→ SET TASK:
Without the pictures, extract every line from the start of the material to the line containing "const total = tallies.reduce((a, b)", both ends included.

═══ SOURCE MATERIAL

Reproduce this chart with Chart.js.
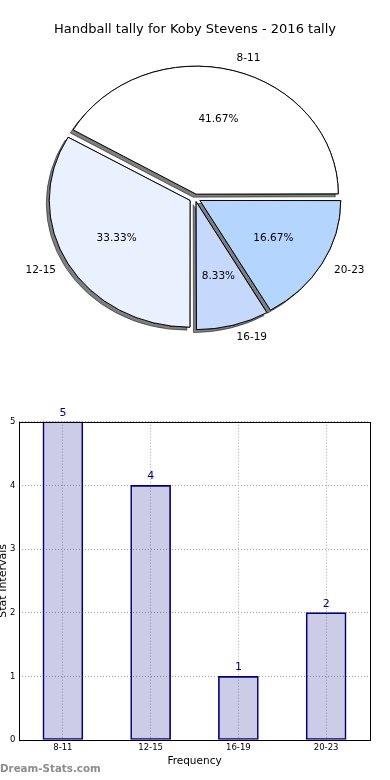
<!DOCTYPE html>
<html>
<head>
<meta charset="utf-8">
<script src="https://cdn.jsdelivr.net/npm/chart.js@4.4.1/dist/chart.umd.min.js"></script>
<style>
  html, body { margin: 0; padding: 0; background: #fff; }
  body { width: 390px; height: 780px; position: relative; overflow: hidden; font-family: "DejaVu Sans", sans-serif; }
  #pie { position: absolute; left: 0; top: 0; }
  #bar { position: absolute; left: 0; top: 400px; }
  #mark { position: absolute; left: 0; top: 762px; font: bold 10.3px "DejaVu Sans", sans-serif; color: #8c8c8c; white-space: nowrap; }
</style>
</head>
<body>
<canvas id="pie" width="390" height="360"></canvas>
<canvas id="bar" width="390" height="380"></canvas>
<div id="mark">Dream-Stats.com</div>
<script>
const categories = ["8-11", "12-15", "16-19", "20-23"];
const tallies = [5, 4, 1, 2];
const yTicks = [0, 1, 2, 3, 4, 5];
const sliceColors = ["#ffffff", "#eaf1fe", "#c6d9fd", "#b4d5fe"];
const chartTitle = "Handball tally for Koby Stevens - 2016 tally";
const xTitle = "Frequency";
const yTitle = "Stat Intervals";

const FONT = "'DejaVu Sans', sans-serif";
const PIE_SY = 0.9;      // pie is drawn squashed vertically
const EXPLODE = 6.5;     // px each wedge is pulled out

// matplotlib goes counter-clockwise from east, chart.js clockwise -> reverse
const pieLabels = categories.slice().reverse();
const pieValues = tallies.slice().reverse();
const pieColors = sliceColors.slice().reverse();
const total = tallies.reduce((a, b) => a + b, 0);

// chart.js moves an arc by offset/4 * (1 + fix); solve for an even explode
function arcOffset(ctx) {
  const circ = 2 * Math.PI * pieValues[ctx.dataIndex] / total;
  const fix = 1 - Math.sin(Math.min(Math.PI, circ));
  return EXPLODE * 4 / (1 + fix);
}

function arcShift(arc) {
  const fix = 1 - Math.sin(Math.min(Math.PI, arc.circumference || 0));
  return (arc.options.offset || 0) / 4 * (1 + fix);
}

const pieDecor = {
  id: "pieDecor",
  beforeDatasetsDraw(chart) {
    const ctx = chart.ctx;
    const arcs = chart.getDatasetMeta(0).data;
    const cy = arcs[0].y;
    ctx.save();
    ctx.translate(0, cy);
    ctx.scale(1, PIE_SY);
    ctx.translate(0, -cy);
    // shadows first, under every wedge
    ctx.save();
    ctx.shadowColor = "rgba(0,0,0,0.5)";
    ctx.shadowOffsetX = -3;
    ctx.shadowOffsetY = 3;
    ctx.shadowBlur = 0;
    arcs.forEach((a) => a.draw(ctx));
    ctx.restore();
  },
  afterDatasetsDraw(chart) {
    const ctx = chart.ctx;
    ctx.restore();
    const arcs = chart.getDatasetMeta(0).data;
    ctx.save();
    ctx.fillStyle = "#000";
    ctx.font = "10.5px " + FONT;
    ctx.textBaseline = "middle";
    arcs.forEach((a, i) => {
      const mid = (a.startAngle + a.endAngle) / 2;
      const t = arcShift(a);
      const r = a.outerRadius;
      const c = Math.cos(mid), s = Math.sin(mid);
      const pct = (pieValues[i] / total * 100).toFixed(2) + "%";
      ctx.textAlign = "center";
      ctx.fillText(pct, a.x + c * (t + 0.6 * r), a.y + s * (t + 0.6 * r) * PIE_SY);
      ctx.textAlign = c > 0 ? "left" : "right";
      ctx.fillText(pieLabels[i], a.x + c * (t + 1.1 * r), a.y + s * (t + 1.1 * r) * PIE_SY);
    });
    ctx.restore();
  }
};

new Chart(document.getElementById("pie"), {
  type: "pie",
  data: {
    labels: pieLabels,
    datasets: [{
      data: pieValues,
      backgroundColor: pieColors,
      borderColor: "#000",
      borderWidth: 1,
      offset: arcOffset,
      hoverOffset: 0
    }]
  },
  options: {
    responsive: false,
    animation: false,
    rotation: 90,
    radius: 140,
    events: [],
    layout: { padding: { top: 0, bottom: 2 } },
    plugins: {
      legend: { display: false },
      tooltip: { enabled: false },
      title: {
        display: true,
        text: chartTitle,
        color: "#000",
        font: { family: FONT, size: 13, weight: "normal" },
        padding: { top: 22.2, bottom: 0 }
      }
    }
  },
  plugins: [pieDecor]
});

const barDecor = {
  id: "barDecor",
  afterDatasetsDraw(chart) {
    const ctx = chart.ctx;
    ctx.save();
    ctx.fillStyle = "#000080";
    ctx.font = "11px " + FONT;
    ctx.textAlign = "center";
    ctx.textBaseline = "middle";
    chart.getDatasetMeta(0).data.forEach((b, i) => {
      ctx.fillText(String(tallies[i]), b.x, b.y - 9);
    });
    ctx.restore();
  },
  afterDraw(chart) {
    const { left, top, width, height } = chart.chartArea;
    const ctx = chart.ctx;
    ctx.save();
    ctx.strokeStyle = "#000";
    ctx.lineWidth = 1;
    ctx.strokeRect(Math.round(left) + 0.5, Math.round(top) + 0.5, Math.round(width), Math.round(height));
    ctx.restore();
  }
};

new Chart(document.getElementById("bar"), {
  type: "bar",
  data: {
    labels: categories,
    datasets: [{
      data: tallies,
      backgroundColor: "rgba(0,0,128,0.2)",
      borderColor: "#000080",
      borderWidth: 1,
      borderSkipped: false,
      barThickness: 40
    }]
  },
  options: {
    responsive: false,
    animation: false,
    events: [],
    layout: { padding: { top: 21.7, right: 20, left: 0, bottom: 0 } },
    plugins: { legend: { display: false }, tooltip: { enabled: false } },
    scales: {
      x: {
        offset: true,
        grid: { offset: false, color: "#a8a8a8", drawTicks: false },
        border: { display: false, dash: [1, 2] },
        ticks: { color: "#000", font: { family: FONT, size: 8.5 }, padding: 3, maxRotation: 0 },
        title: { display: true, text: xTitle, color: "#000", font: { family: FONT, size: 10.5 }, padding: { top: 0, bottom: 12 } },
        afterFit(s) { s.height = 40; }
      },
      y: {
        min: 0,
        max: 5,
        grid: { color: "#a8a8a8", drawTicks: false },
        border: { display: false, dash: [1, 2] },
        ticks: { color: "#000", font: { family: FONT, size: 8.5 }, padding: 3.5 },
        afterBuildTicks(s) { s.ticks = yTicks.map((v) => ({ value: v })); },
        title: { display: true, text: yTitle, color: "#000", font: { family: FONT, size: 11 }, padding: { top: -3, bottom: 0 } },
        afterFit(s) { s.width = 19; }
      }
    }
  },
  plugins: [barDecor]
});
</script>
</body>
</html>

══════

→ RESPONSE BELOW:
Reproduce this chart with Chart.js.
<!DOCTYPE html>
<html>
<head>
<meta charset="utf-8">
<script src="https://cdn.jsdelivr.net/npm/chart.js@4.4.1/dist/chart.umd.min.js"></script>
<style>
  html, body { margin: 0; padding: 0; background: #fff; }
  body { width: 390px; height: 780px; position: relative; overflow: hidden; font-family: "DejaVu Sans", sans-serif; }
  #pie { position: absolute; left: 0; top: 0; }
  #bar { position: absolute; left: 0; top: 400px; }
  #mark { position: absolute; left: 0; top: 762px; font: bold 10.3px "DejaVu Sans", sans-serif; color: #8c8c8c; white-space: nowrap; }
</style>
</head>
<body>
<canvas id="pie" width="390" height="360"></canvas>
<canvas id="bar" width="390" height="380"></canvas>
<div id="mark">Dream-Stats.com</div>
<script>
const categories = ["8-11", "12-15", "16-19", "20-23"];
const tallies = [5, 4, 1, 2];
const yTicks = [0, 1, 2, 3, 4, 5];
const sliceColors = ["#ffffff", "#eaf1fe", "#c6d9fd", "#b4d5fe"];
const chartTitle = "Handball tally for Koby Stevens - 2016 tally";
const xTitle = "Frequency";
const yTitle = "Stat Intervals";

const FONT = "'DejaVu Sans', sans-serif";
const PIE_SY = 0.9;      // pie is drawn squashed vertically
const EXPLODE = 6.5;     // px each wedge is pulled out

// matplotlib goes counter-clockwise from east, chart.js clockwise -> reverse
const pieLabels = categories.slice().reverse();
const pieValues = tallies.slice().reverse();
const pieColors = sliceColors.slice().reverse();
const total = tallies.reduce((a, b) => a + b, 0);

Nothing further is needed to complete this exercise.